The first thing that comes to mind is that it is a negotiation between all participants. Disaster is only averted if all those participants play their parts to perfection – which leaves a lot of room for everything to unravel but surprisingly seldom does.
Next, India follows the British system of driving on the left – except when you don’t want to apparently! There are usually lanes marked – at least in the cities – which seemed to be taken as an opportunity to put two or three vehicles in a space designed for one. The word vehicle requires a very broad interpretation indeed: cars, buses, trucks/lorrys, tuk tuks, motorcycles, bicycles, pedicabs – in infinite variety, age and condition, carts pulled by people, donkeys, bullocks, camels, horses; tractors as well as various odds and sods.
Hazards of the road include not just anyone coming from the opposite direction but cows, dogs, horses, camels, bullocks, chickens, pigs, goats and sheep, yaks and marmots – depending on where you are at any given time – people, roadside (more or less) stands, and of course the road itself!
In a majority of rural areas, a road can be defined as a lane and a half, it may be paved – for some variation on that theme – and assuredly has either massive potholes or a surface that would put a corduroy log-road to shame.This lane and a half means that we get back to the negotiation aspect as we will be trundling along and have to finesse our way past these huge and vastly overloaded lorrys – driven by scrawny haggard looking men who are bent on the fastest transit from point to point
To be sure, I have seen quite a few road improvement projects underway throughout our journey but these represent major hazards not smoother travels. These projects inevitably look as if the will or the money petered out at some point leaving them half done, with unused materials and equipment lying abandoned in the worst possible locations and creating more of a hazard than whatever they were supposed to be repairing/replacing!
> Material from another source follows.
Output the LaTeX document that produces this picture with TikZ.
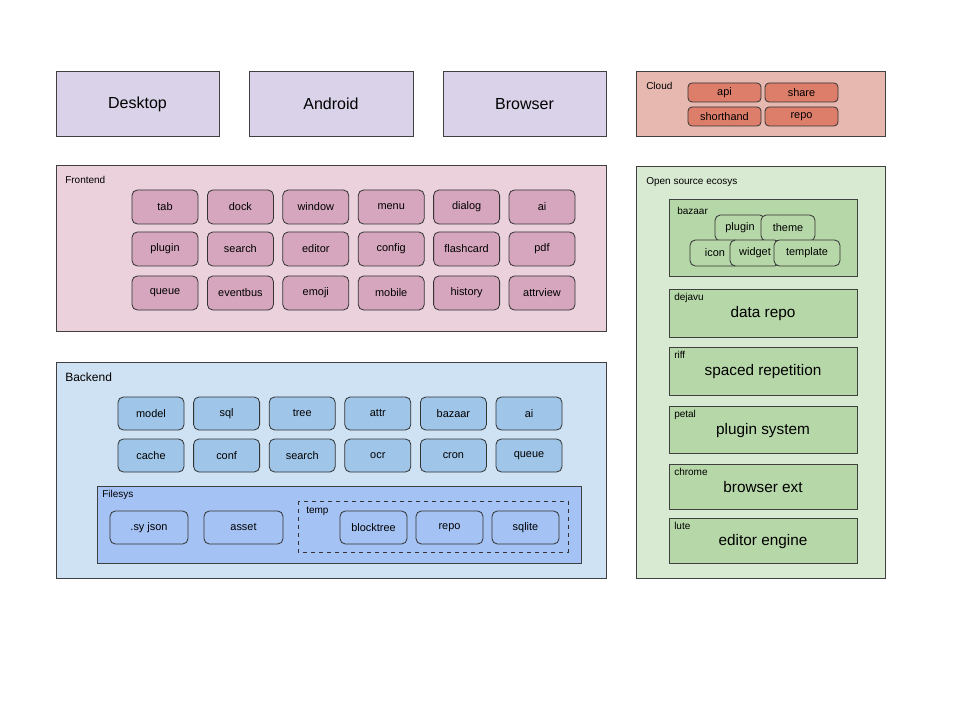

Passing slower vehicles which must always be necessary, appears to be both a national sport undertaken with great verve and enthusiasm, and an unnecessarily terrifying (in my opinion) game of chicken which somehow always works out with a lot of horn blowing, light flashing and the occasional high speed venture off the side of the road.
And then there are the bridges – the ones in Ladakh surprisingly enough didn’t give me a moments pause despite spanning deep gorges, wild rivers and a good percentage of them of obviously temporary design. I think if they can carry huge army transports they can handle our mini-van – or so my subconscious supposes. The ones that give the absolute screaming-meanies are the urban concrete with thousands of people on them. They “flex” – now perhaps they are designed to do so but when they do “flex” and pieces of concrete fall off and I can see cracks getting wider – then I just shudder and close my eyes. Two years ago Barb and I were crossing one such “flexy” bridge and our driver nonchalantly pointed out where the previous one had collapsed a few years earlier and a lot of people had been killed – some from the collapse of course but a lot more fell prey to the crocodiles in the river! I came as close to a full blown panic attack as I ever have in my entire life!
Now we are in Rajasthan and we have a full days drive today – 8 + hours. The landscape has been getting gradually more and more arid and desert like. There are acacia trees everywhere. We are seeing huge flocks of goats and sheep with shepherds in tow and the occasional herd of cows or a massive solitary bull.
The A/C in the coach started out very cold but it is rapidly loosing the battle as the day heats up. We will be stopping shortly for a bathroom and tea break; I anticipate a blast furnace as soon as we step out! Turns out the A/C has packed it in – a leak in the coolant hose I expect and our driver, his assistant and our “handler” all have their heads in the engine trying to fix the problem. With temperatures in the very high 30’s I am not too sanguine about their success.
Staying hydrated under these conditions especially as we are not acclimated is challenging.